Je n'ai pas dit que c'était autre chose, j'ai dit que c'était pire niveau odeur  :Wink:  . Venant de Strasbourg, je ne peux vraiment pas ignorer ce que c'est même si j'essaie (et j'essaie fort...  :Laughing:  ).

Et puis d'abord, il n'est pas conservé comme les cornichons, mais roulé sur lui même.
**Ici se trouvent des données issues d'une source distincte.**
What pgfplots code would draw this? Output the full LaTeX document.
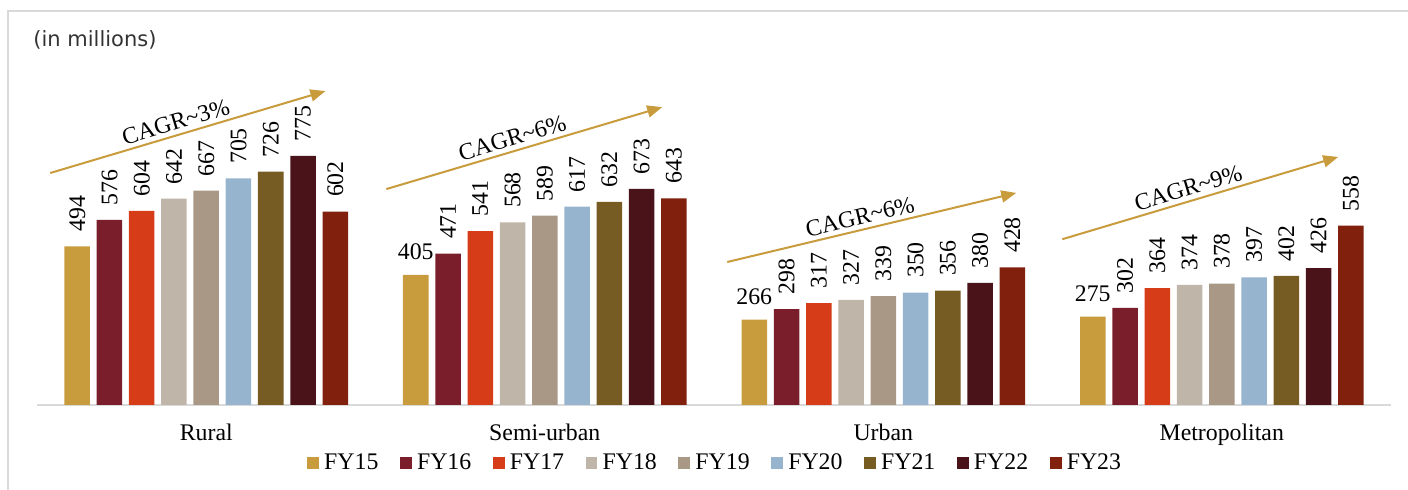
\documentclass[border=0pt]{standalone}
\usepackage{fontspec}
\setmainfont{Liberation Serif}
\newfontfamily\dejavu{DejaVu Sans}
\usepackage{pgfplots}
\pgfplotsset{compat=1.18}
\usepackage{pgfplotstable}
\usetikzlibrary{arrows.meta}

\definecolor{c15}{HTML}{C89B3C}
\definecolor{c16}{HTML}{7B1E2B}
\definecolor{c17}{HTML}{D63C17}
\definecolor{c18}{HTML}{BFB5A8}
\definecolor{c19}{HTML}{A89885}
\definecolor{c20}{HTML}{96B4CE}
\definecolor{c21}{HTML}{765B23}
\definecolor{c22}{HTML}{4A1319}
\definecolor{c23}{HTML}{80200D}
\definecolor{arrowc}{HTML}{C89B3C}

\newcommand\fs{\fontsize{11.9}{14}\selectfont}

\pgfplotstableread{
x FY15 FY16 FY17 FY18 FY19 FY20 FY21 FY22 FY23 rot anc
0 494 576 604 642 667 705 726 775 602 90 180
1 405 471 541 568 589 617 632 673 643 0 270
2 266 298 317 327 339 350 356 380 428 0 270
3 275 302 364 374 378 397 402 426 558 0 270
}\data

\begin{document}
\begin{tikzpicture}
\useasboundingbox (-18.5pt,-42.5pt) rectangle (685.5pt,202.5pt);
\draw[color=black!15, line width=1pt] (-14.5pt,-42.5pt) -- (-14.5pt,197pt) -- (685.5pt,197pt);
\node[anchor=west, font=\dejavu\fontsize{10.5}{12}\selectfont, text=black!80, inner sep=0pt] at (-2pt,182.5pt) {(in millions)};
\begin{axis}[
  at={(0,0)}, anchor=south west,
  scale only axis, width=677pt, height=160.65pt,
  xmin=-0.5, xmax=3.5, ymin=0, ymax=1000,
  enlarge x limits=false,
  ybar=3.375pt, bar width=12.75pt,
  axis x line*=bottom, axis y line=none,
  x axis line style={draw=black!15, line width=0.75pt},
  xtick={0,1,2,3},
  xticklabels={Rural,Semi-urban,Urban,Metropolitan},
  major tick length=0pt,
  ytick=\empty,
  tick label style={font=\fs},
  xticklabel style={yshift=-6pt},
  /pgf/number format/assume math mode=true,
  clip=false,
  nodes near coords,
  every node near coord/.append style={font=\fs, text=black, outer sep=4pt},
  rotlabels/.style={every node near coord/.append style={rotate=90, anchor=west}},
  sqlegend/.style={legend image code/.code={\fill[##1] (0pt,-3pt) rectangle (5.9pt,3.2pt);}},
  legend columns=9,
  legend style={draw=none, at={(0.502,-0.126)}, anchor=north, font=\fs,
    nodes={inner xsep=2.6pt},
    /tikz/every even column/.append style={column sep=8.2pt}},
]
\addplot[fill=c15, draw=none, sqlegend,
  visualization depends on={\thisrow{rot}\as\myrot},
  visualization depends on={\thisrow{anc}\as\myanc},
  every node near coord/.append style={rotate=\myrot, anchor=\myanc}]
  table[x=x,y=FY15]{\data};
\addplot[fill=c16, draw=none, sqlegend, rotlabels] table[x=x,y=FY16]{\data};
\addplot[fill=c17, draw=none, sqlegend, rotlabels] table[x=x,y=FY17]{\data};
\addplot[fill=c18, draw=none, sqlegend, rotlabels] table[x=x,y=FY18]{\data};
\addplot[fill=c19, draw=none, sqlegend, rotlabels] table[x=x,y=FY19]{\data};
\addplot[fill=c20, draw=none, sqlegend, rotlabels] table[x=x,y=FY20]{\data};
\addplot[fill=c21, draw=none, sqlegend, rotlabels] table[x=x,y=FY21]{\data};
\addplot[fill=c22, draw=none, sqlegend, rotlabels] table[x=x,y=FY22]{\data};
\addplot[fill=c23, draw=none, sqlegend, rotlabels] table[x=x,y=FY23]{\data};
\legend{FY15,FY16,FY17,FY18,FY19,FY20,FY21,FY22,FY23}

\draw[arrowc, line width=1pt, -{Triangle[length=7.5pt,width=6pt]}]
  (axis cs:-0.461,722) -- (axis cs:0.352,977)
  node[pos=0.47, above, sloped, font=\fs, text=black, inner sep=2pt] {CAGR\textasciitilde3\%};
\draw[arrowc, line width=1pt, -{Triangle[length=7.5pt,width=6pt]}]
  (axis cs:0.532,672) -- (axis cs:1.347,927)
  node[pos=0.47, above, sloped, font=\fs, text=black, inner sep=2pt] {CAGR\textasciitilde6\%};
\draw[arrowc, line width=1pt, -{Triangle[length=7.5pt,width=6pt]}]
  (axis cs:1.539,445) -- (axis cs:2.393,660)
  node[pos=0.47, above, sloped, font=\fs, text=black, inner sep=2pt] {CAGR\textasciitilde6\%};
\draw[arrowc, line width=1pt, -{Triangle[length=7.5pt,width=6pt]}]
  (axis cs:2.529,516) -- (axis cs:3.344,772)
  node[pos=0.47, above, sloped, font=\fs, text=black, inner sep=2pt] {CAGR\textasciitilde9\%};
\end{axis}
\end{tikzpicture}
\end{document}
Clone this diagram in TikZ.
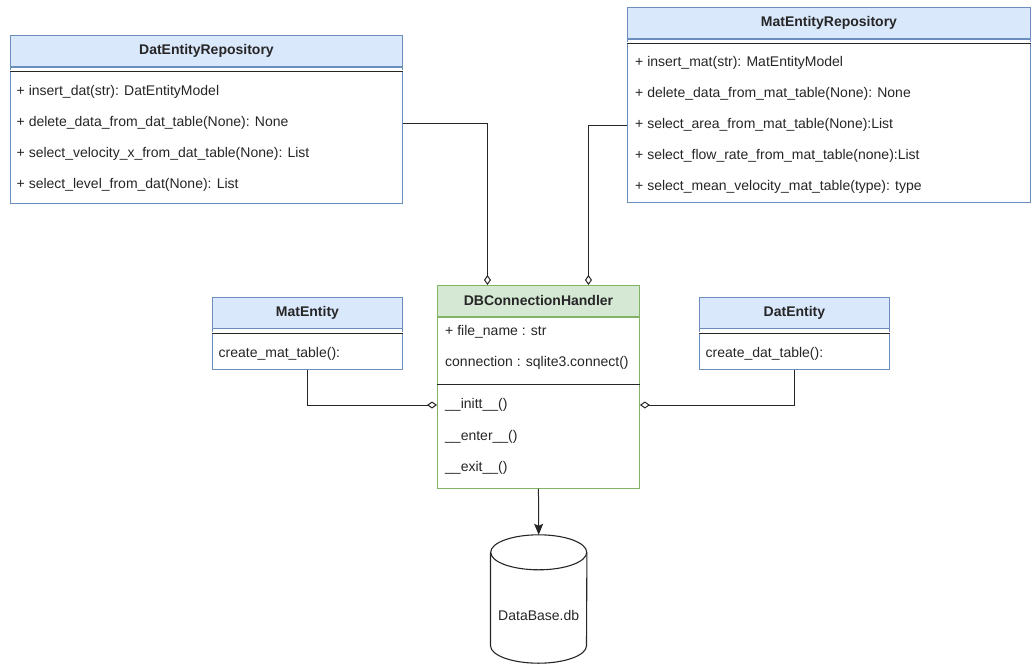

Il y en a même qui disent que c'est comestible  :Exclamation:   :Exclamation:   :Exclamation: 

-- 

Renaud

----------

## dapsaille

Quand je disais comme des cornichons j'entendais en marinade dans du vinaigre :p

 Et oui il est roule sur lui meme et est pike d'une petit morceau de bois type batonnet miko pour nains :p

 Et oui c'est comestible ... j'adore ca :p

----------

## kwenspc

humpff mais c'est TRES bon les rollmops!  

enfin moi les seuls que j'ai mangé c'est les rollmops de Gdansk fait avec des harengs de la baltique. Ils ont une recette légèrement différente, c'est aigre-doux, ça sent pas mauvais et c'est super bon!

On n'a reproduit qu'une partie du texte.